# Collected material

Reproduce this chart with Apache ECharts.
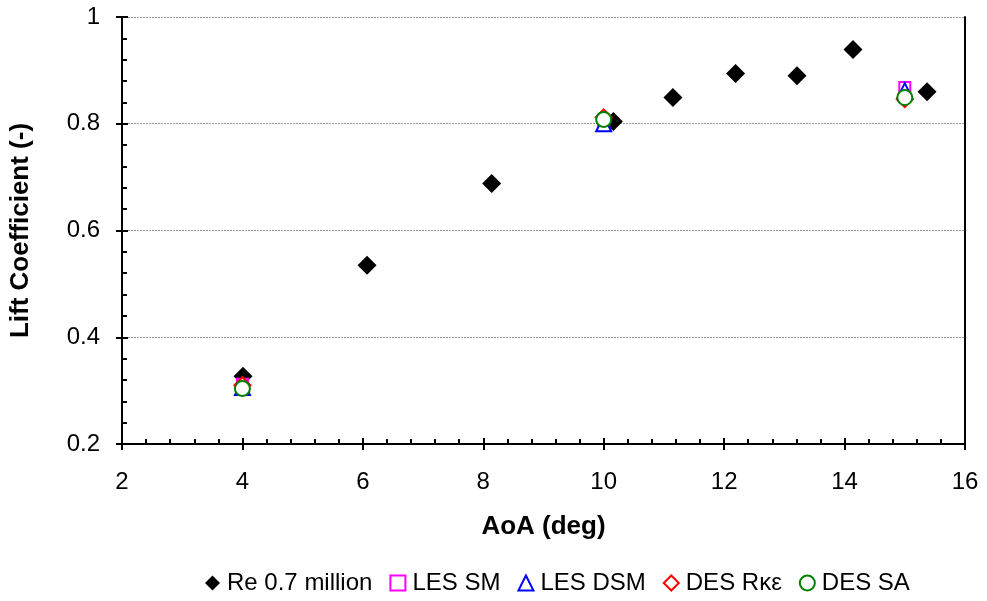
<!DOCTYPE html>
<html>
<head>
<meta charset="utf-8">
<script src="https://cdn.jsdelivr.net/npm/echarts@6/dist/echarts.min.js"></script>
<style>
  html, body { margin: 0; padding: 0; background: #fff; }
  #main { width: 987px; height: 601px; }
</style>
</head>
<body>
<div id="main"></div>
<script>
// data
var aoaExp = [4.01, 6.07, 8.14, 10.16, 11.15, 12.19, 13.21, 14.14, 15.37];
var clExp = [0.327, 0.535, 0.688, 0.804, 0.849, 0.894, 0.890, 0.939, 0.860];

var aoaSim = [4, 10, 15];
var clLesSm = [0.312, 0.802, 0.868];
var clLesDsm = [0.306, 0.800, 0.862];
var clDesRke = [0.310, 0.812, 0.846];
var clDesSa = [0.304, 0.808, 0.849];

var names = ['Re 0.7 million', 'LES SM', 'LES DSM', 'DES R\u03ba\u03b5', 'DES SA'];

function pairs(xs, ys) {
    var out = [];
    for (var i = 0; i < xs.length; i++) out.push([xs[i], ys[i]]);
    return out;
}

var font = 'Arial, "Liberation Sans", sans-serif';

function hollow(name, symbol, size, color, ys) {
    return {
        name: name,
        type: 'scatter',
        symbol: symbol,
        symbolSize: size,
        data: pairs(aoaSim, ys),
        itemStyle: { color: '#fff', borderColor: color, borderWidth: 2, opacity: 1 },
        emphasis: { disabled: true }
    };
}

var myChart = echarts.init(document.getElementById('main'));
var option = {
    backgroundColor: '#fff',
    animation: false,
    grid: { left: 122, right: 22, top: 17, bottom: 157 },
    legend: {
        bottom: 1,
        left: 200,
        itemWidth: 15,
        itemHeight: 15,
        itemGap: 17,
        textStyle: { fontFamily: font, fontSize: 24, color: '#000', padding: [0, 0, 0, 2] },
        data: names
    },
    xAxis: [{
        type: 'value',
        min: 2, max: 16, interval: 2,
        position: 'bottom',
        name: 'AoA (deg)',
        nameLocation: 'middle',
        nameGap: 70,
        nameTextStyle: { fontFamily: font, fontSize: 26, fontWeight: 'bold', color: '#000' },
        axisLine: { lineStyle: { color: '#000', width: 2 } },
        axisTick: { show: true, inside: false, length: 6, lineStyle: { color: '#000', width: 2 } },
        axisLabel: { fontFamily: font, fontSize: 24, color: '#000', margin: 26 },
        splitLine: { show: false }
    }, {
        type: 'value',
        min: 2, max: 16, interval: 2,
        position: 'bottom',
        axisLine: { show: false },
        axisTick: { show: true, inside: true, length: 6, lineStyle: { color: '#000', width: 2 } },
        minorTick: { show: true, splitNumber: 5, length: 5, lineStyle: { color: '#000', width: 2 } },
        axisLabel: { show: false },
        splitLine: { show: false }
    }],
    yAxis: [{
        type: 'value',
        min: 0.2, max: 1, interval: 0.2,
        position: 'left',
        name: 'Lift Coefficient (-)',
        nameLocation: 'middle',
        nameGap: 88,
        nameTextStyle: { fontFamily: font, fontSize: 26, fontWeight: 'bold', color: '#000' },
        axisLine: { lineStyle: { color: '#000', width: 2 } },
        axisTick: { show: true, inside: false, length: 6, lineStyle: { color: '#000', width: 2 } },
        axisLabel: { fontFamily: font, fontSize: 24, color: '#000', margin: 22,
            formatter: function (v) { return String(Math.round(v * 10) / 10); } },
        splitLine: { show: true, lineStyle: { color: '#999', width: 1, type: [2, 1] } }
    }, {
        type: 'value',
        min: 0.2, max: 1, interval: 0.2,
        position: 'left',
        axisLine: { show: false },
        axisTick: { show: true, inside: true, length: 6, lineStyle: { color: '#000', width: 2 } },
        minorTick: { show: true, splitNumber: 5, length: 5, lineStyle: { color: '#000', width: 2 } },
        axisLabel: { show: false },
        splitLine: { show: false }
    }, {
        type: 'value',
        min: 0.2, max: 1,
        position: 'right',
        axisLine: { show: true, lineStyle: { color: '#000', width: 2 } },
        axisTick: { show: false },
        axisLabel: { show: false },
        splitLine: { show: false }
    }],
    series: [
        {
            name: names[0],
            type: 'scatter',
            symbol: 'diamond',
            symbolSize: 19,
            data: pairs(aoaExp, clExp),
            itemStyle: { color: '#000', opacity: 1 },
            emphasis: { disabled: true }
        },
        hollow(names[1], 'rect', 11, '#ff00ff', clLesSm),
        hollow(names[2], 'triangle', 15, '#0000ff', clLesDsm),
        hollow(names[3], 'diamond', 16, '#ff0000', clDesRke),
        hollow(names[4], 'circle', 15, '#008000', clDesSa)
    ]
};
myChart.setOption(option);
</script>
</body>
</html>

# Task to carry out
Omit any images, then output the listing exactly.

# Final result
Reproduce this chart with Apache ECharts.
<!DOCTYPE html>
<html>
<head>
<meta charset="utf-8">
<script src="https://cdn.jsdelivr.net/npm/echarts@6/dist/echarts.min.js"></script>
<style>
  html, body { margin: 0; padding: 0; background: #fff; }
  #main { width: 987px; height: 601px; }
</style>
</head>
<body>
<div id="main"></div>
<script>
// data
var aoaExp = [4.01, 6.07, 8.14, 10.16, 11.15, 12.19, 13.21, 14.14, 15.37];
var clExp = [0.327, 0.535, 0.688, 0.804, 0.849, 0.894, 0.890, 0.939, 0.860];

var aoaSim = [4, 10, 15];
var clLesSm = [0.312, 0.802, 0.868];
var clLesDsm = [0.306, 0.800, 0.862];
var clDesRke = [0.310, 0.812, 0.846];
var clDesSa = [0.304, 0.808, 0.849];

var names = ['Re 0.7 million', 'LES SM', 'LES DSM', 'DES R\u03ba\u03b5', 'DES SA'];

function pairs(xs, ys) {
    var out = [];
    for (var i = 0; i < xs.length; i++) out.push([xs[i], ys[i]]);
    return out;
}

var font = 'Arial, "Liberation Sans", sans-serif';

function hollow(name, symbol, size, color, ys) {
    return {
        name: name,
        type: 'scatter',
        symbol: symbol,
        symbolSize: size,
        data: pairs(aoaSim, ys),
        itemStyle: { color: '#fff', borderColor: color, borderWidth: 2, opacity: 1 },
        emphasis: { disabled: true }
    };
}

var myChart = echarts.init(document.getElementById('main'));
var option = {
    backgroundColor: '#fff',
    animation: false,
    grid: { left: 122, right: 22, top: 17, bottom: 157 },
    legend: {
        bottom: 1,
        left: 200,
        itemWidth: 15,
        itemHeight: 15,
        itemGap: 17,
        textStyle: { fontFamily: font, fontSize: 24, color: '#000', padding: [0, 0, 0, 2] },
        data: names
    },
    xAxis: [{
        type: 'value',
        min: 2, max: 16, interval: 2,
        position: 'bottom',
        name: 'AoA (deg)',
        nameLocation: 'middle',
        nameGap: 70,
        nameTextStyle: { fontFamily: font, fontSize: 26, fontWeight: 'bold', color: '#000' },
        axisLine: { lineStyle: { color: '#000', width: 2 } },
        axisTick: { show: true, inside: false, length: 6, lineStyle: { color: '#000', width: 2 } },
        axisLabel: { fontFamily: font, fontSize: 24, color: '#000', margin: 26 },
        splitLine: { show: false }
    }, {
        type: 'value',
        min: 2, max: 16, interval: 2,
        position: 'bottom',
        axisLine: { show: false },
        axisTick: { show: true, inside: true, length: 6, lineStyle: { color: '#000', width: 2 } },
        minorTick: { show: true, splitNumber: 5, length: 5, lineStyle: { color: '#000', width: 2 } },
        axisLabel: { show: false },
        splitLine: { show: false }
    }],
    yAxis: [{
        type: 'value',
        min: 0.2, max: 1, interval: 0.2,
        position: 'left',
        name: 'Lift Coefficient (-)',
        nameLocation: 'middle',
        nameGap: 88,
        nameTextStyle: { fontFamily: font, fontSize: 26, fontWeight: 'bold', color: '#000' },
        axisLine: { lineStyle: { color: '#000', width: 2 } },
        axisTick: { show: true, inside: false, length: 6, lineStyle: { color: '#000', width: 2 } },
        axisLabel: { fontFamily: font, fontSize: 24, color: '#000', margin: 22,
            formatter: function (v) { return String(Math.round(v * 10) / 10); } },
        splitLine: { show: true, lineStyle: { color: '#999', width: 1, type: [2, 1] } }
    }, {
        type: 'value',
        min: 0.2, max: 1, interval: 0.2,
        position: 'left',
        axisLine: { show: false },
        axisTick: { show: true, inside: true, length: 6, lineStyle: { color: '#000', width: 2 } },
        minorTick: { show: true, splitNumber: 5, length: 5, lineStyle: { color: '#000', width: 2 } },
        axisLabel: { show: false },
        splitLine: { show: false }
    }, {
        type: 'value',
        min: 0.2, max: 1,
        position: 'right',
        axisLine: { show: true, lineStyle: { color: '#000', width: 2 } },
        axisTick: { show: false },
        axisLabel: { show: false },
        splitLine: { show: false }
    }],
    series: [
        {
            name: names[0],
            type: 'scatter',
            symbol: 'diamond',
            symbolSize: 19,
            data: pairs(aoaExp, clExp),
            itemStyle: { color: '#000', opacity: 1 },
            emphasis: { disabled: true }
        },
        hollow(names[1], 'rect', 11, '#ff00ff', clLesSm),
        hollow(names[2], 'triangle', 15, '#0000ff', clLesDsm),
        hollow(names[3], 'diamond', 16, '#ff0000', clDesRke),
        hollow(names[4], 'circle', 15, '#008000', clDesSa)
    ]
};
myChart.setOption(option);
</script>
</body>
</html>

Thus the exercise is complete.